Local newspapers could be set to lose a significant source of revenue after a Liberal Democrat peer proposed an end to the practice of publishing public notices in the press.
The amendment to the Local Audit and Accountability Bill, due to be debated in the House of Lords tomorrow, could bring an stop £26 million of annual income for local papers.
Lord Tope has tabled an amendment to the bill stating that the statutory “requirement for a local authority (in whatever capacity) to publish a notice, an advertisement or any other matter in a newspaper shall cease to have effect”.
Instead, he said that a council should be free to publish the notices anywhere it “thinks is likely to bring it to the attention of persons who live in its area”. This definition could include the council’s own website or social media.
Communities Secretary Eric Pickles is understood to have been considering the rule change for some time in the face of a campaign from a number of councils.
Local Government Chronicle reported this week that Pickles told a group of Tory councillors that the requirement to use the local press would end within two years.
The Local Government Association last month called for an end to “this outdated requirement” and published figures suggesting it cost councils £26 million a year to comply.
The proposal is likely to anger local and regional newspaper publishers, increasingly facing up to dwindling print advertising revenue.
The National Union of Journalists is also opposed to ending the requirement.
It said: "At a time of severe public spending cuts, it is easy to see the temptation for public bodies to want to deny newspapers this important revenue-raiser. But it would disingenuous for local councils to suggest that they can disseminate this essential information as effectively by using social media, public noticeboards and parish newsletters.
"Most people do not see social media as an appropriate place for information about traffic orders and the like. Older readers, who get most of their information and news via local newspapers and radio, would lose out if this amendment was adopted.
"Any move to replace a specific statutory obligation with anything less tangible will result in a serious decline in the reach of the information, with a consequential loss of public engagement in their local communities."
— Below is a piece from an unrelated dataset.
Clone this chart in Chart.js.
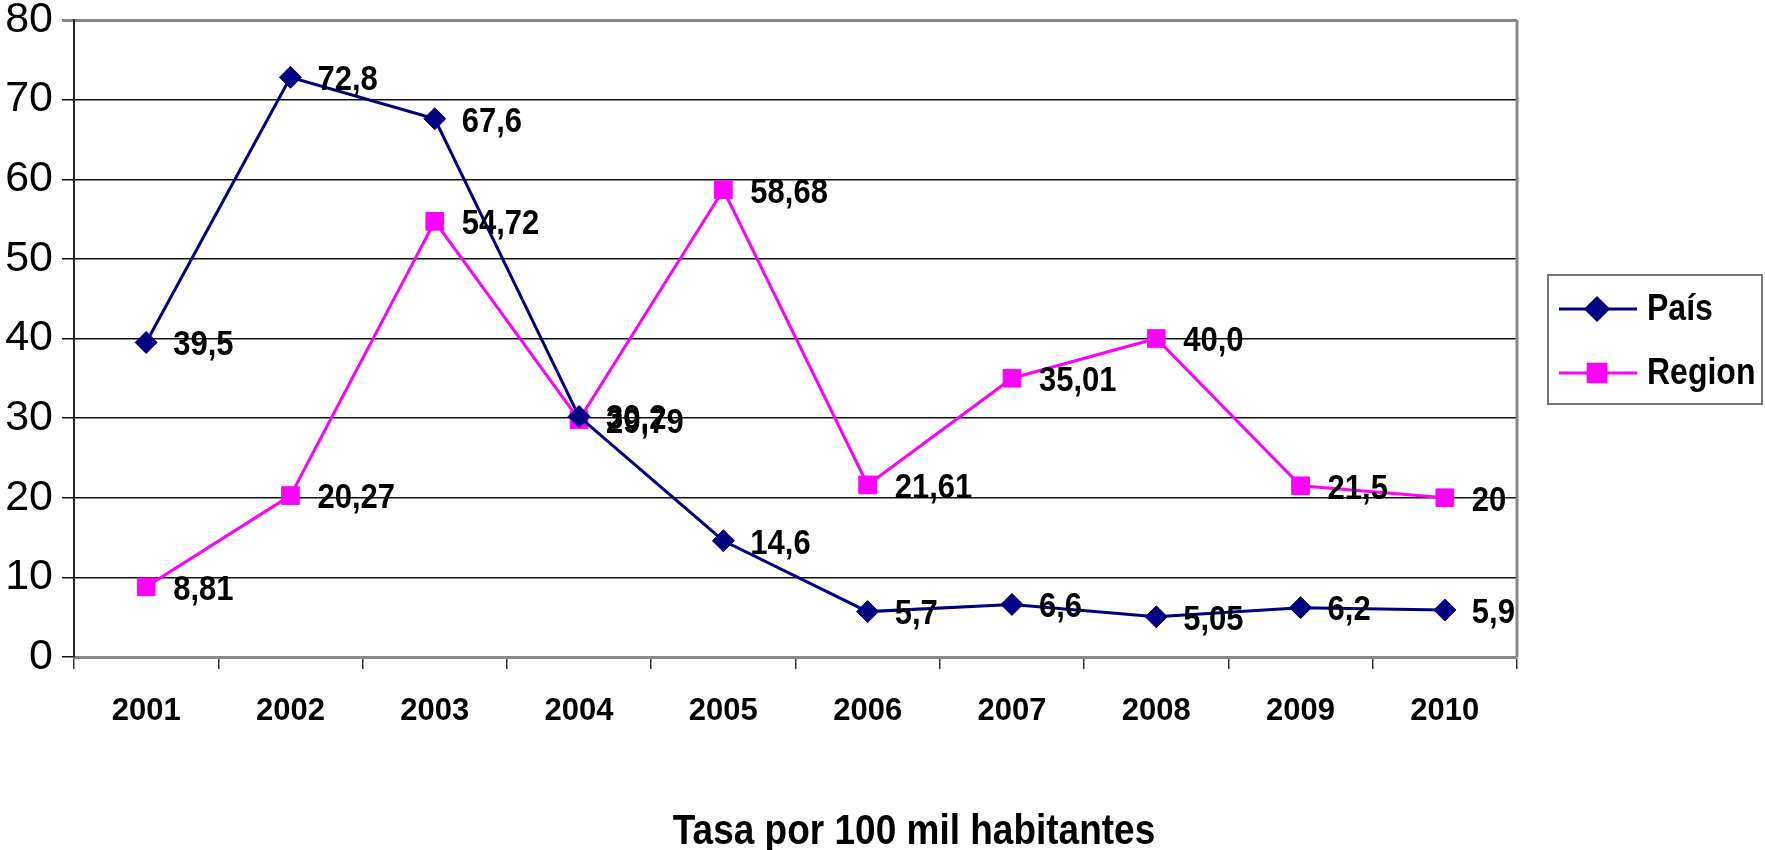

The Newspaper Society said that research showed that "the public want and expect to find… notices in their local newspaper and to remove them would constitute a serious threat to local democracy".
It added: “The Newspaper Society and regional press industry strongly oppose any proposals to remove the current requirements to publicise public notices in local newspapers. If enacted, they would lead to people missing out on vital information about their area, constituting a grave threat to local democracy."
The body representing newspaper publishers cited a 2012 study by market research agency GFK that showed that more than twice as many people read public notices in newspapers as visit council websites.
But Sir Merrick Cockell, chairman of the LGA has described the practice as “legislation from a bygone age”.
He said: “Local newspapers are a key part of democracy and councils and councillors work with and support them every day. We are sympathetic to the difficult financial position many of them are in and certainly don’t want them to go out of business.
“However, the current plight of local newspapers is down to the changing way people access news and information, a move to advertising online and national parent companies systematically stripping them of staff and assets, so speeding up their decline. It is not the duty of local taxpayers’ to prop up local newspapers because their owners chose to spend their multi-million pound profits elsewhere, primarily investing in online media and increasing shareholder return.”